There’s a particular feeling that jazz gives you, unlike any other music I know. The deeper you go, the more there is. You learn something, truly learn it, and instead of the horizon getting closer it recedes further into the distance. It can feel vertiginous at times. Overwhelming even. And yet you always want to keep going.
This is not a bug. It’s the whole point.
But here’s where a lot of people come unstuck. There’s a common assumption — especially among self-taught musicians — that learning to play is a destination. You put in the hours, you acquire the skills, and at some point you can play. Ticket punched. Job done. What nobody tells you is that the ticket has no destination printed on it.
This is precisely where a tutor, a mentor, a musical confidant becomes not just useful but essential. And I’d argue that’s true at every level — beginner or fifty years in.
A good tutor doesn’t just correct your technique or hand you new material to learn. They see you clearly. They spot the comfortable habits you’ve stopped noticing, the safe ground you keep returning to without realising it. They know where you are in the journey, and they know how to nudge you somewhere new. Sometimes that nudge is a single idea that opens up a whole new stretch of horizon.
The ego is the enemy here of course. The further along you are, the easier it is to feel you’ve earned the right to go it alone. But I’d argue the opposite: the more you know, the more you need someone who can see past what you know. Someone who can say — keep going, you haven’t run out of road yet.

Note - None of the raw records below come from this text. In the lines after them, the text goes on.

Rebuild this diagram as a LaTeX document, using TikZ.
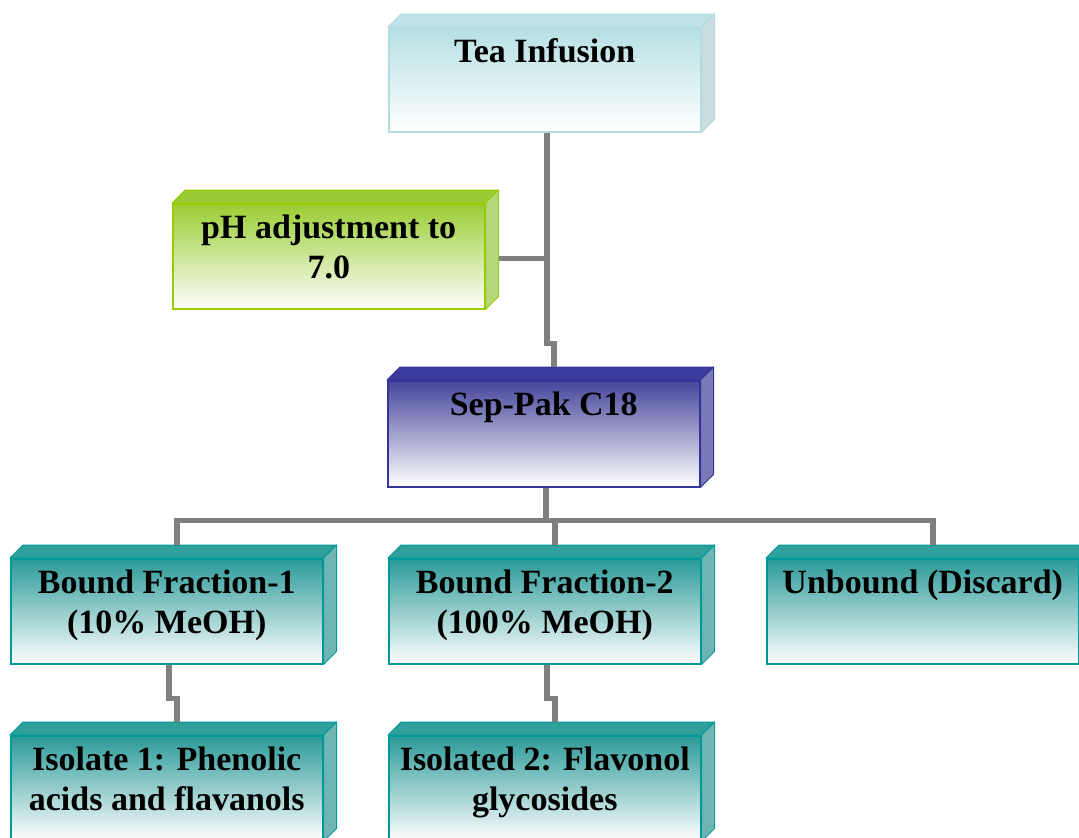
\documentclass[tikz,border=0pt]{standalone}
\usepackage{fontspec}
\setmainfont{Liberation Serif}
\definecolor{teaF}{HTML}{B6E0E4}\definecolor{teaB}{HTML}{B2DCE0}\definecolor{teaT}{HTML}{BFE3E6}\definecolor{teaS}{HTML}{C9DCDE}
\definecolor{phF}{HTML}{9ACD32}\definecolor{phB}{HTML}{99CC00}\definecolor{phT}{HTML}{99CC33}\definecolor{phS}{HTML}{B5D67A}
\definecolor{sepF}{HTML}{45459C}\definecolor{sepB}{HTML}{333399}\definecolor{sepT}{HTML}{3C3C9E}\definecolor{sepS}{HTML}{7A7AB8}
\definecolor{tlF}{HTML}{2A9A98}\definecolor{tlB}{HTML}{009999}\definecolor{tlT}{HTML}{2FA09C}\definecolor{tlS}{HTML}{6FB5B3}
\definecolor{connC}{HTML}{808080}
\newcommand\tdbox[5]{%
  \node[frontface, minimum height=#3pt, top color=#4F, middle color=#4F!38!white, bottom color=white, draw=#4B] (#1) at (#2) {};
  \filldraw[fill=#4T, draw=#4B, line width=1pt, line join=round] (#1.north west) -- ++(13,-13) -- ([shift={(13,-13)}]#1.north east) -- (#1.north east) -- cycle;
  \filldraw[fill=#4S, draw=#4B, line width=1pt, line join=round] (#1.north east) -- ++(13,-13) -- ([shift={(13,-13)}]#1.south east) -- (#1.south east) -- cycle;
  \node[btext] (#1-t) at ([yshift=-7pt]#1.north) {\strut #5};
  \coordinate (#1-top) at ([shift={(10,-13)}]#1.north);
  \coordinate (#1-out) at ([xshift=2pt]#1.south);
}
\begin{document}
\begin{tikzpicture}[x=1pt,y=-1pt,
  frontface/.style={rectangle, anchor=north west, minimum width=312pt, inner sep=0pt, line width=1.5pt},
  btext/.style={anchor=north, align=center, inner sep=0pt, font=\bfseries\fontsize{34}{40}\selectfont},
  conn/.style={draw=connC, line width=5.5pt, line join=miter}]
\useasboundingbox (0,0) rectangle (1079,838);
\clip (0,0) rectangle (1079,838);
\tdbox{tea}{388,27}{104}{tea}{Tea Infusion}
\tdbox{ph}{172,203}{105}{ph}{pH adjustment to\\7.0}
\tdbox{sep}{387,380}{106}{sep}{Sep-Pak C18}
\tdbox{b1}{10,558}{105}{tl}{Bound Fraction-1\\(10\% MeOH)}
\tdbox{b2}{388,558}{105}{tl}{Bound Fraction-2\\(100\% MeOH)}
\tdbox{ub}{766,558}{105}{tl}{Unbound (Discard)}
\tdbox{i1}{10,735}{105}{tl}{Isolate 1: Phenolic\\acids and flavanols}
\tdbox{i2}{388,735}{105}{tl}{Isolated 2: Flavonol\\glycosides}
\coordinate (ph-out) at ([xshift=13pt,yshift=-2pt]ph.east);
\draw[conn] (tea-out) -- ++(0,211) -| (sep-top);
\draw[conn] (ph-out) -- (ph-out -| tea-out);
\draw[conn] (sep-out) -- ++(0,33) coordinate (sj);
\draw[conn] (b1-top) |- (sj) -| (ub-top);
\draw[conn] (sj -| b2-top) -- (b2-top);
\draw[conn] (b1-out) -- ++(0,34) -| (i1-top);
\draw[conn] (b2-out) -- ++(0,34) -| (i2-top);
\end{tikzpicture}
\end{document}
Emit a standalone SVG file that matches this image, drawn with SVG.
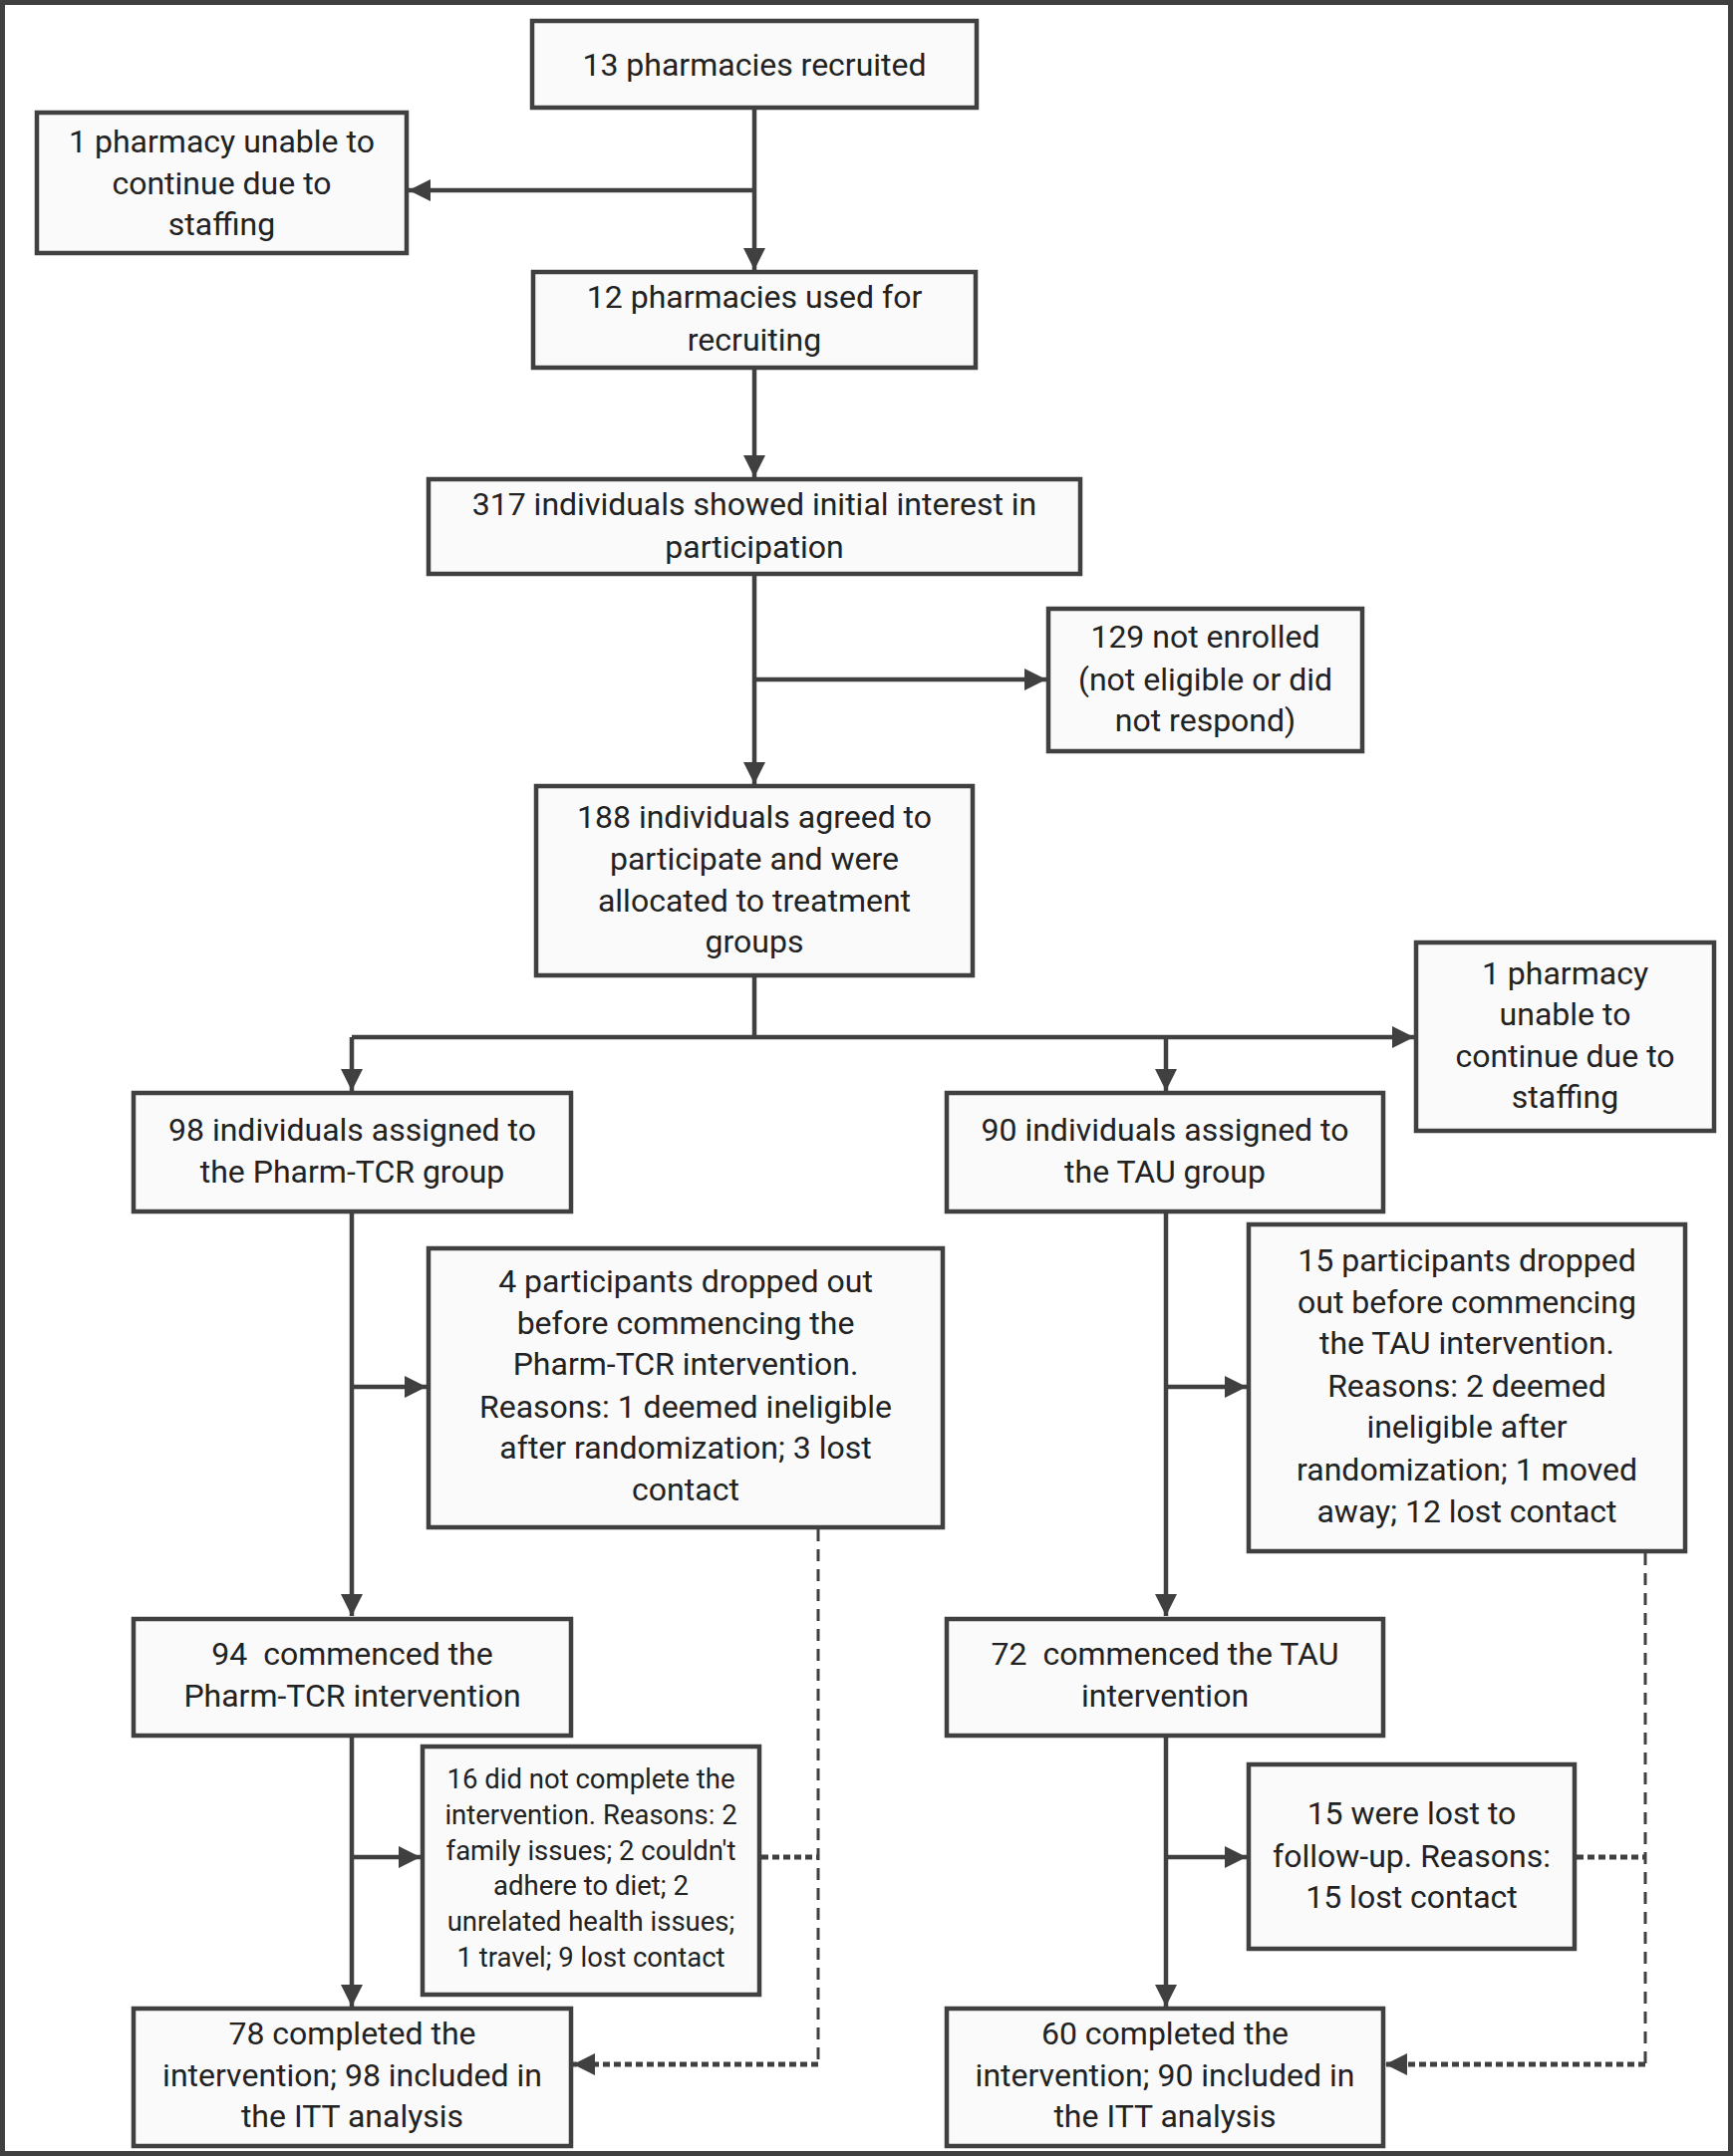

Jazz is an oral tradition. It was never meant to be learned alone. It was passed from player to player, on bandstands and in back rooms, through relationships as much as through music. A tutor keeps that spirit alive, whatever your level, whatever your age.
The horizon keeps moving. That’s the gift. Find someone who helps you walk towards it.
And here’s the thing nobody mentions when you start out: the journey will teach you far more than just music. Patience, humility, the courage to sound bad before you sound good, the ability to sit with uncertainty and keep going anyway. Jazz in particular has a way of holding a mirror up to who you are. How you handle frustration. How you respond to surprise. Whether you can let go of what you know in order to find something better.
A life spent with music, and with the right guide alongside you, is a life spent learning how to be more fully human. That’s not a bad return on a few hours of practice.